My driving passion is a search for TRUTH. I have spent most of the last 40 years on this quest and am back living fully into it. I share here with you my discoveries, my attempt at journalism and research. Some of it you might not connect with, but if you are not too entranced by your life you will certainly be awakened and enlivened by some. Please enjoy.
Thursday, March 30, 2006
Can Someone Own Ancient Knowledge?
Greedy self-serving entrepreneurs our trying to own the rights to ancient spiritual and healing knowledge. It's great to see India doing something about it.
from the February 09, 2006 edition - http://www.csmonitor.com/2006/0209/p07s02-wosc.html
India: Breathe in, and hands off our yoga
Delhi builds a digital library of lore such as herbal remedies and yoga to safeguard intellectual property.
By Anupreeta Das Contributor to The Christian Science Monitor
DELHI - India's centuries-old traditional knowledge, preserved and orally passed down through generations of households, is now going digital.
Over the coming months, India will unveil a first-of-its-kind encyclopedia of 30 million pages, containing thousands of herbal remedies and eventually everything from indigenous construction techniques to yoga exercises.
The project represents a 21st-century approach to safeguarding intellectual property of the ancient variety. The Traditional Knowledge Digital Library (TKDL) aims to prevent foreign entrepreneurs from claiming Indian lore as novel, and thus patenting it.
"We do not want anyone selling our own knowledge to us," says Ajay Dua, a top bureaucrat in the Department of Industrial Policy and Planning, which oversees intellectual-property rights. "Also, we would like anyone using our traditional knowledge to acknowledge that it is from India."
These concerns are not unfounded. In the past decade, India has fought several costly legal battles to get patents revoked. The impetus for TKDL came in 1997, after India successfully managed to get a US patent on the wound-healing properties of turmeric revoked.
"This patent claimed the wound-healing properties as a novel finding, whereas practically every Indian housewife knows and uses it to heal wounds," says R. A. Mashelkar, chief of the Council for Scientific and Industrial Research (CSIR).
The innovative idea to translate and digitize all the available information on traditional medicine was a collaborative effort of bureaucrats, scientists, and intellectual-property lawyers.
"It was a way to prevent more patents from being granted. Also, it was a way of throwing the information open to the public because this traditional wealth is for the benefit of mankind," says Rajeshwari Hariharan, a partner at K&S Partners, the law firm that represented India in several high-profile patent cases, including its fight over basmati rice, turmeric, and the antibacterial properties of the neem [margosa] leaf.

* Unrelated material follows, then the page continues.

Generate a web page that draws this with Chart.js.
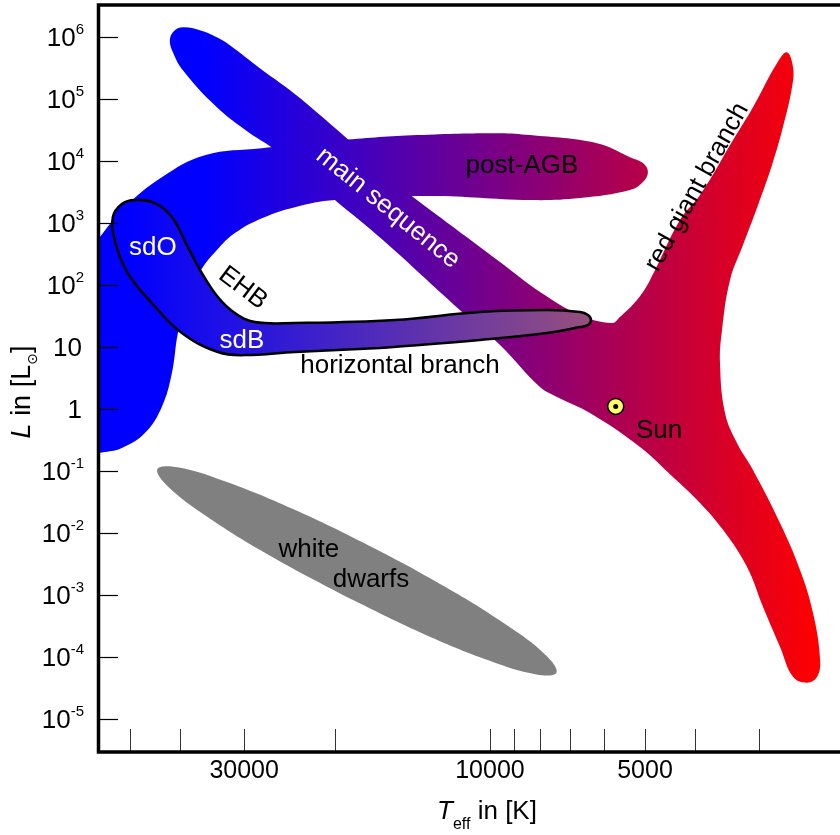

Of about 5,000 patents on plant-based formulations granted by the US in 2000, 80 percent were on plants of Indian origin, says Vinod Gupta, with the National Institute for Science Communication and Information Resources.
Mr. Gupta heads a team of 150 doctors, scientists, and information-technolgoy experts who have worked on the TKDL project since 2002. Poring over ancient medical texts and punching code into computers in Delhi, they have already documented more than 110,000 formulations culled from some 100 texts belonging to the three principal systems of traditional medicine - ayurveda, unani, and siddha.
Patent officers call this information "prior art," or previously existing knowledge about the applications of a product. Normally, a patent application is rejected if there is prior art on the product. But in the patent offices of the US, Europe, and Japan, prior art is recognized only if it has been published in a journal or database.
Traditional knowledge and folklore passed down orally - or contained in ancient, inaccessible texts - are not prior art. "We therefore revisited the past and modernized it," says Gupta.
The TKDL uses complex computer software to translate formulations written in ancient and medieval Indian languages to English, French, German, Japanese, and Spanish.
The $2 million project could wind up saving India money in the long run. "It is definitely far cheaper than any litigation costs India would have to pay to fight patent battles," says Gupta.
Indian officials are recognizing an ever- widening array of traditional knowledge that may be stolen by biopirates. "You name an area, and there is an Indian product in danger of being lost to a patent," says Gupta, pointing to Indian handicraft designs, Kashmir silk, and pashmina, a premium wool derived from the Himalayan goat.
Yet many were caught off guard here when in 2004 the US granted an Indian-American yoga practitioner a patent on a sequence of 26 asanas, or physical exercises. Following the initial disbelief that anyone could claim authorship over a 5,000-year-old tradition, officials say they are finally setting up a task force with yoga guru B.K.S. Iyengar to prepare a case.
Such disputes have expanded the scope of the TKDL project. Once traditional medicine entries are completed, officials say they will focus on documenting all traditional knowledge. Already, the CSIR is creating databases on traditional Indian foods, indigenous architecture and construction techniques, and oral tribal knowledge, in what Dr. Mashelkar calls "defensive protection."
"The conversion of our [traditional] knowledge into digital format is need-based and has become essential," he adds.